Garnell Whitfield Jr.
Brayton J. Wilson - WBEN

Buffalo, N.Y. (WBEN) - As both federal prosecutors and defense attorneys for Payton Gendron continue to prep for the October start of a trial that could see the Tops' mass shooter facing the death penalty, the son of one of the victims remains both angry and hurt four years after the racially-motivated attack at the Jefferson Avenue supermarket.

"All those feelings surface again every time I'm in the court room," said Garnell Whitfield Jr., whose mother Ruth was one of the 10 killed by Gendron during the racially motivated attack on May 14, 2022. "It is personal. Very personal."




Whitfield, the former Buffalo fire commissioner and a 2025 mayoral candidate, was one of several people who attended a 90-minute procedural hearing on May 21 before U.S. District Court Judge Lawrence Vilardo.

Much of the hearing focused on jury selection including removing some potential jurors from the pool of 1,274 candidates.

Jurors will be called in the Robert Jackson Federal Courthouse in Downtown Buffalo between June 15 and June 26 to answer an extensive questionnaire.

From that, the voltaire jury selection will start in August and the trial is set to start on Oct. 15 and take several months.

In a lengthy ruling, Vilardo said key pieces of evidence such as Gendron's social media accounts can be admitted as evidence by federal prosecutors.

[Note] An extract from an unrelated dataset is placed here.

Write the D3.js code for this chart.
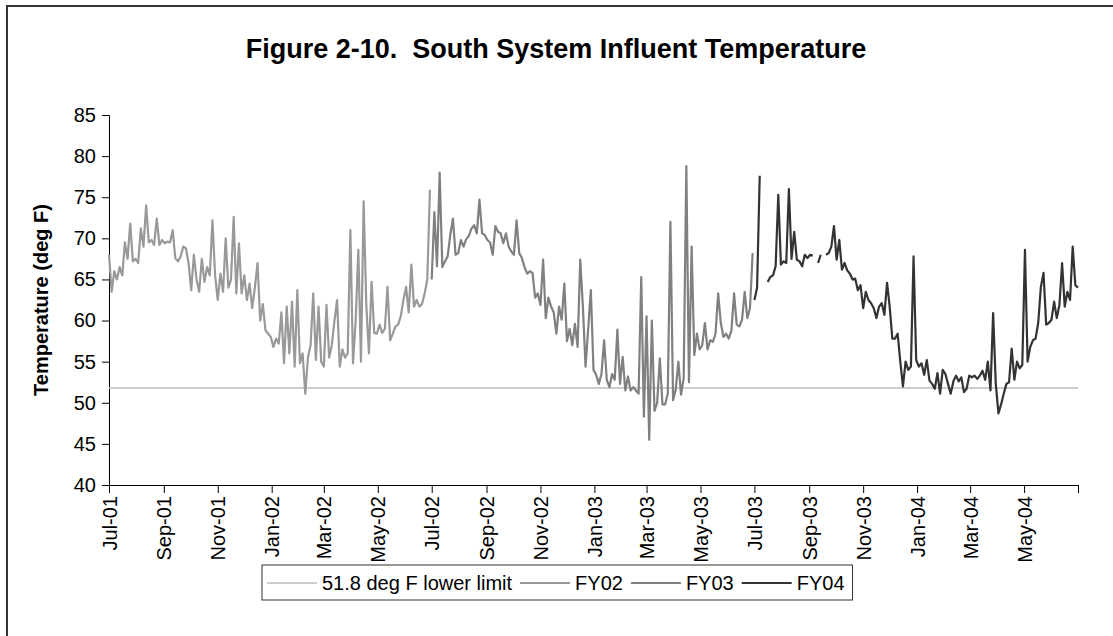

Gendron has already been sentenced to life in prison on state charges, but now faces a 27-count federal trial, that if found guilty he could be facing either the death penalty or life in jail with no chance for parole.

"If the jury votes to impose the death penalty, than I must impose the death penalty," Vilardo said during the May 21 hearing. "If the jury votes for life imprisonment without release, then I must impose that sentence."

Regardless, Whitfield says he remains in personal pain.

"Nothing is going to bring my mother back," Whitfield said.